Start-up costs, he explained, have made it difficult for the U.S. operation to be consistently profitable. The U.S. operation did post a profit in the first quarter, but later lapsed back into the red.

“We had to spend a lot of money in the beginning to build a big infrastructure,” he said. “When we entered the U.S. market, we knew it would take time,” to turn profitable, he said. “For now, it’s not so important to be profitable. It’s more important to see if we are on the right track, and we have been satisfied for the last couple of years. At the moment, business is running very well in the U.S. Lexington Avenue is a great position, one of the best in New York. We signed the contract four years ago and have been looking forward to this opening.”

This story first appeared in the October 22, 2004 issue of WWD. Subscribe Today.

The Lexington location, like some other recent downtown sites, has an “upgraded” look, compared with stores situated in malls, Eriksen explained. “It’s the same way in Europe. With downtown stores, we do a little more with the lighting, and there’s more panels on the walls.”

Eriksen also said there’s greater “clarity” to the stores, as well as color, making it easier to shop. Chandeliers, lamps and curtains adorn the Lexington Avenue store, as well as wood paneling and higher-grade fixturing that projects a more masculine ambience for men’s wear.

“Our mall stores have a more similar look than the stores we have in Manhattan,” noted Sanna Lindberg, H&M’s country manager for the U.S. “Flagships always look a bit different, and every store that we open has a new touch to it.”

The Lexington Avenue store, which displays the complete H&M assortment including men’s, women’s and children’s apparel, outerwear and accessories, is the seventh H&M unit in Manhattan. It will also feature Karl Lagerfeld’s collection for H&M, slated to be distributed at select H&M stores beginning next month. Asked how it will be displayed, Lindberg replied, “We don’t want to go into detail.

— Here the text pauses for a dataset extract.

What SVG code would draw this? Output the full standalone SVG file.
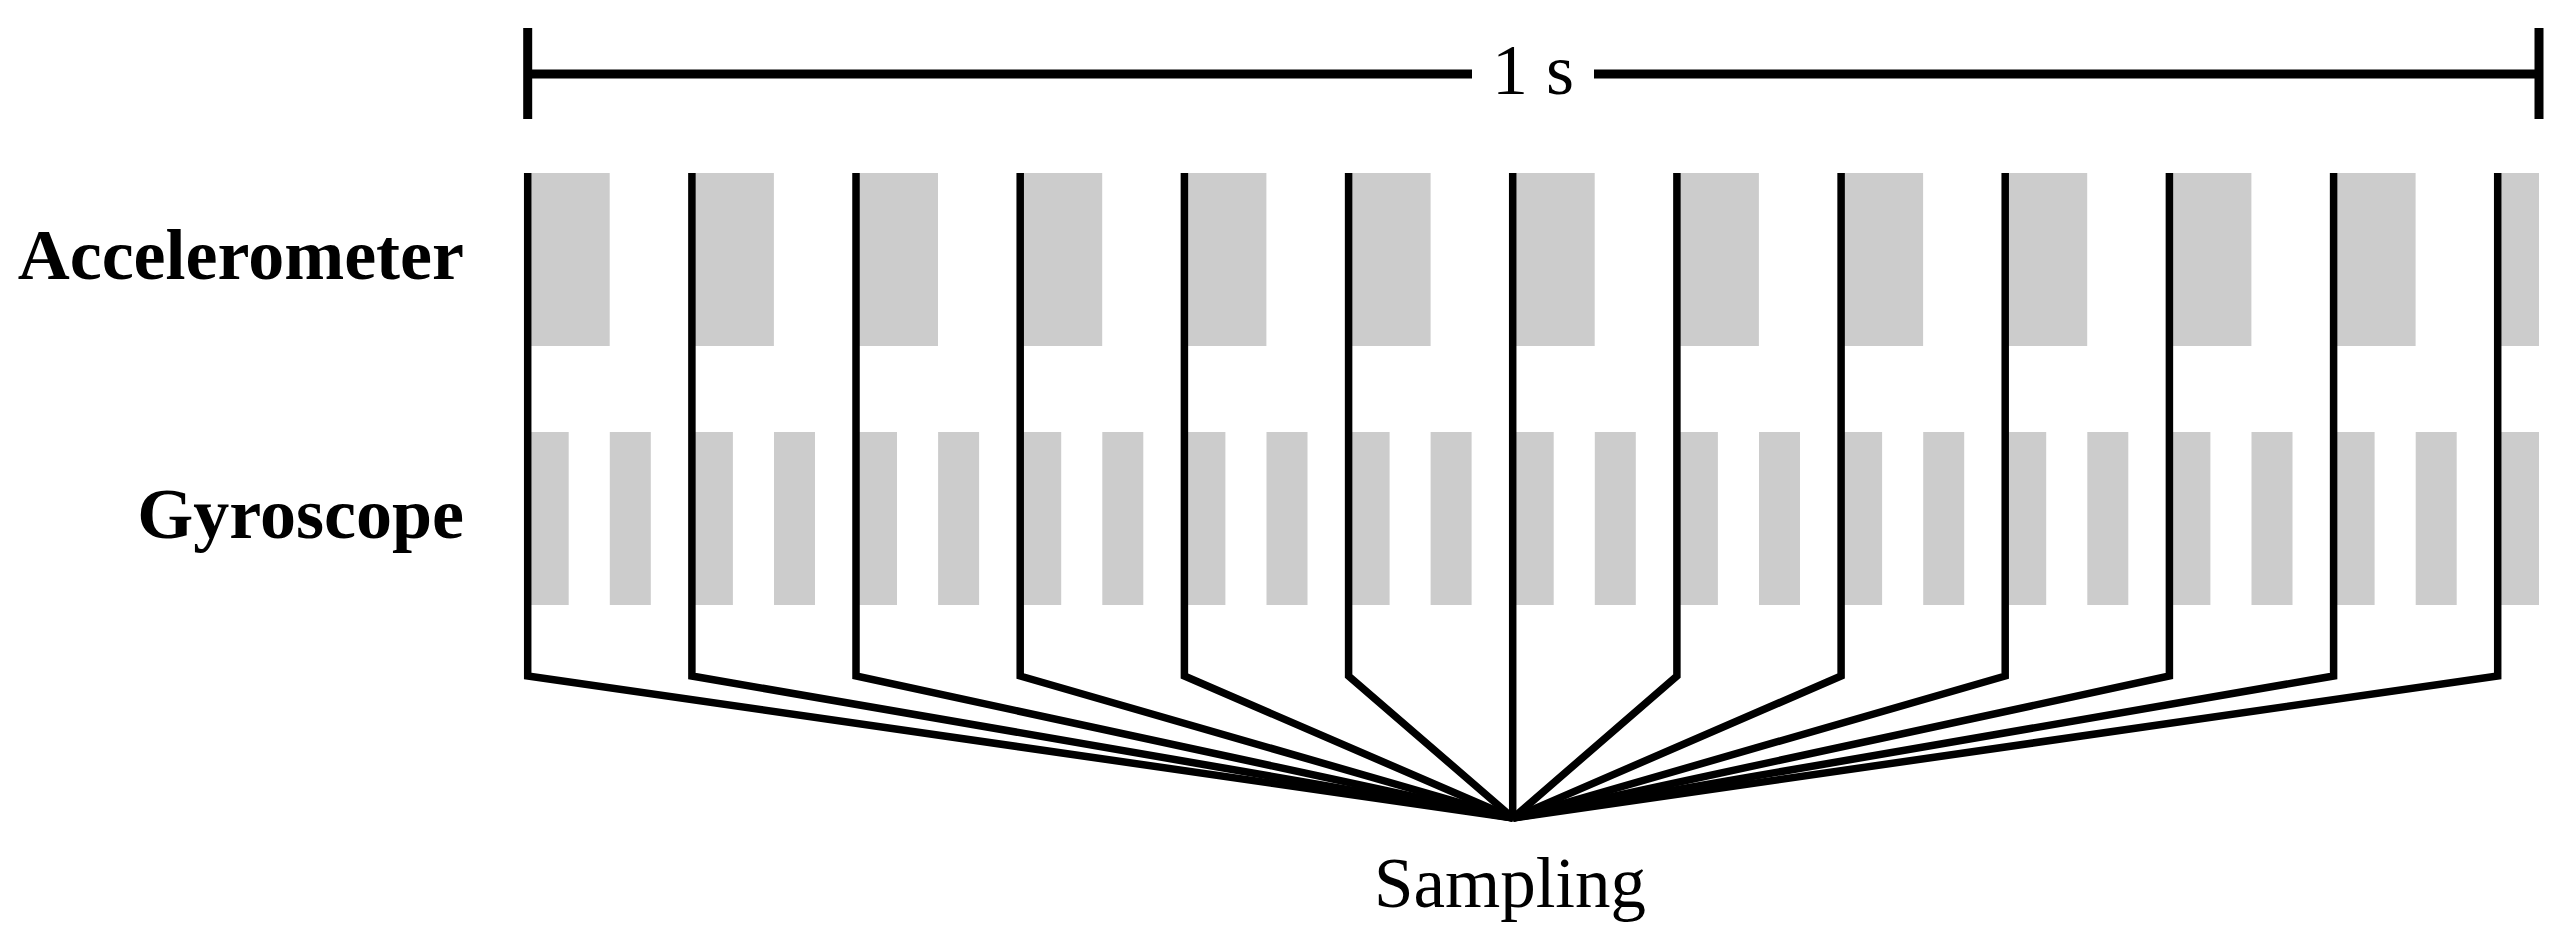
<svg xmlns="http://www.w3.org/2000/svg" width="2561" height="941" viewBox="0 0 2561 941">
<style>
.bg{fill:#ffffff}
.acc{fill:#cccccc}
.gyr{fill:#cccccc}
.ln{fill:none;stroke:#000;stroke-width:7.5;stroke-linejoin:miter;stroke-miterlimit:10}
.scale{fill:none;stroke:#000;stroke-width:9}
.lab{font-family:"Liberation Serif","Times New Roman",serif;font-weight:bold;font-size:72px;fill:#000}
.txt{font-family:"Liberation Serif","Times New Roman",serif;font-size:72px;fill:#000}
</style>
<rect class="bg" x="0" y="0" width="2561" height="941"/>
<g id="label-accelerometer"><text class="lab" x="464" y="279" text-anchor="end">Accelerometer</text></g>
<g id="label-gyroscope"><text class="lab" x="464" y="538" text-anchor="end">Gyroscope</text></g>
<g id="accelerometer-bars">
<rect class="acc" x="527.7" y="173" width="82" height="173"/>
<rect class="acc" x="691.9" y="173" width="82" height="173"/>
<rect class="acc" x="856.0" y="173" width="82" height="173"/>
<rect class="acc" x="1020.2" y="173" width="82" height="173"/>
<rect class="acc" x="1184.4" y="173" width="82" height="173"/>
<rect class="acc" x="1348.6" y="173" width="82" height="173"/>
<rect class="acc" x="1512.7" y="173" width="82" height="173"/>
<rect class="acc" x="1676.9" y="173" width="82" height="173"/>
<rect class="acc" x="1841.1" y="173" width="82" height="173"/>
<rect class="acc" x="2005.2" y="173" width="82" height="173"/>
<rect class="acc" x="2169.4" y="173" width="82" height="173"/>
<rect class="acc" x="2333.6" y="173" width="82" height="173"/>
<rect class="acc" x="2497.7" y="173" width="41.3" height="173"/>
</g>
<g id="gyroscope-bars">
<rect class="gyr" x="527.7" y="432" width="41" height="173"/>
<rect class="gyr" x="609.8" y="432" width="41" height="173"/>
<rect class="gyr" x="691.9" y="432" width="41" height="173"/>
<rect class="gyr" x="774.0" y="432" width="41" height="173"/>
<rect class="gyr" x="856.0" y="432" width="41" height="173"/>
<rect class="gyr" x="938.1" y="432" width="41" height="173"/>
<rect class="gyr" x="1020.2" y="432" width="41" height="173"/>
<rect class="gyr" x="1102.3" y="432" width="41" height="173"/>
<rect class="gyr" x="1184.4" y="432" width="41" height="173"/>
<rect class="gyr" x="1266.5" y="432" width="41" height="173"/>
<rect class="gyr" x="1348.6" y="432" width="41" height="173"/>
<rect class="gyr" x="1430.6" y="432" width="41" height="173"/>
<rect class="gyr" x="1512.7" y="432" width="41" height="173"/>
<rect class="gyr" x="1594.8" y="432" width="41" height="173"/>
<rect class="gyr" x="1676.9" y="432" width="41" height="173"/>
<rect class="gyr" x="1759.0" y="432" width="41" height="173"/>
<rect class="gyr" x="1841.1" y="432" width="41" height="173"/>
<rect class="gyr" x="1923.2" y="432" width="41" height="173"/>
<rect class="gyr" x="2005.2" y="432" width="41" height="173"/>
<rect class="gyr" x="2087.3" y="432" width="41" height="173"/>
<rect class="gyr" x="2169.4" y="432" width="41" height="173"/>
<rect class="gyr" x="2251.5" y="432" width="41" height="173"/>
<rect class="gyr" x="2333.6" y="432" width="41" height="173"/>
<rect class="gyr" x="2415.7" y="432" width="41" height="173"/>
<rect class="gyr" x="2497.7" y="432" width="41.3" height="173"/>
</g>
<g id="time-scale">
<path class="scale" d="M527.7,28 V119 M2539,28 V119 M527.7,74 H1472 M1594,74 H2539"/>
<text class="txt" x="1533" y="94" text-anchor="middle">1 s</text>
</g>
<g id="connectors">
<path class="ln" d="M527.7,173 V676 L1513,818"/>
<path class="ln" d="M691.9,173 V676 L1513,818"/>
<path class="ln" d="M856.0,173 V676 L1513,818"/>
<path class="ln" d="M1020.2,173 V676 L1513,818"/>
<path class="ln" d="M1184.4,173 V676 L1513,818"/>
<path class="ln" d="M1348.6,173 V676 L1513,818"/>
<path class="ln" d="M1512.7,173 V818"/>
<path class="ln" d="M1676.9,173 V676 L1513,818"/>
<path class="ln" d="M1841.1,173 V676 L1513,818"/>
<path class="ln" d="M2005.2,173 V676 L1513,818"/>
<path class="ln" d="M2169.4,173 V676 L1513,818"/>
<path class="ln" d="M2333.6,173 V676 L1513,818"/>
<path class="ln" d="M2497.7,173 V676 L1513,818"/>
</g>
<g id="label-sampling"><text class="txt" x="1510" y="907" text-anchor="middle" style="font-size:71px">Sampling</text></g>
</svg>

It’s important that it’s a surprise.”

According to Lindberg, the company is intent on opening more stores in Manhattan and is interested in Union Square, the upper West Side, the Flatiron district and possibly additional units in SoHo and Harlem.

Generally, H&M seeks 17,000 to 23,000 square feet for high-traffic, city locations, whereas concept shops would be roughly half the size, Lindberg said.

She said the company is also seeking more sites in the Chicago area, where there are currently four locations, and there is the possibility of 18 to 20 long-term, though that “depends on what is available and what appears interesting for us.” The New York City area, where there are currently 16 stores, has the potential for about two dozen.

This year, the plan is to add just nine stores in the U.S., a slowdown that Lindberg attributed to challenges revolving around manpower. She added that there has been a high rate of turnover of U.S. staff, particularly young sales people, whereas in Europe, it’s not quite so high. “The turnover is not that high for managers,” she said, adding that she believes H&M’s turnover rate is no worse than other retailers.

She acknowledged that profitability partly rests on building a bigger base of stores. “We have to grow and have more stores,” Lindberg stated.

For its third quarter ended Aug. 31, the company reported strong total profits and buoyant U.S. sales, with earnings climbing 18 percent to $325.8 million, and U.S. sales jumping double digits to $113.4 million, though there was a loss in the U.S. of $800,000 to $900,000.

Sales would even be better, Lindberg said, if U.S. consumers had a fuller awareness of H&M’s offerings. The brand is sometimes perceived narrowly as a hip, youthful ladies’ line, she said. “There is much to explain. The collection is quite broad. We have garments for everyone; for kids, teenagers and men.”

She said the company has begun devising strategies to heighten awareness of the complete collection, such as fashion shows, and more creative ways to present the merchandise. Not surprisingly, bestsellers pointed out by the staff were concentrated in the women’s areas, and included women’s tweed wool coats, priced $69.90; wool sweaters with fake fur collars, at $19.90; tweed wool pants, $34.90; lingerie-inspired tops, $19.90, and velvet blazers, priced at $55.90.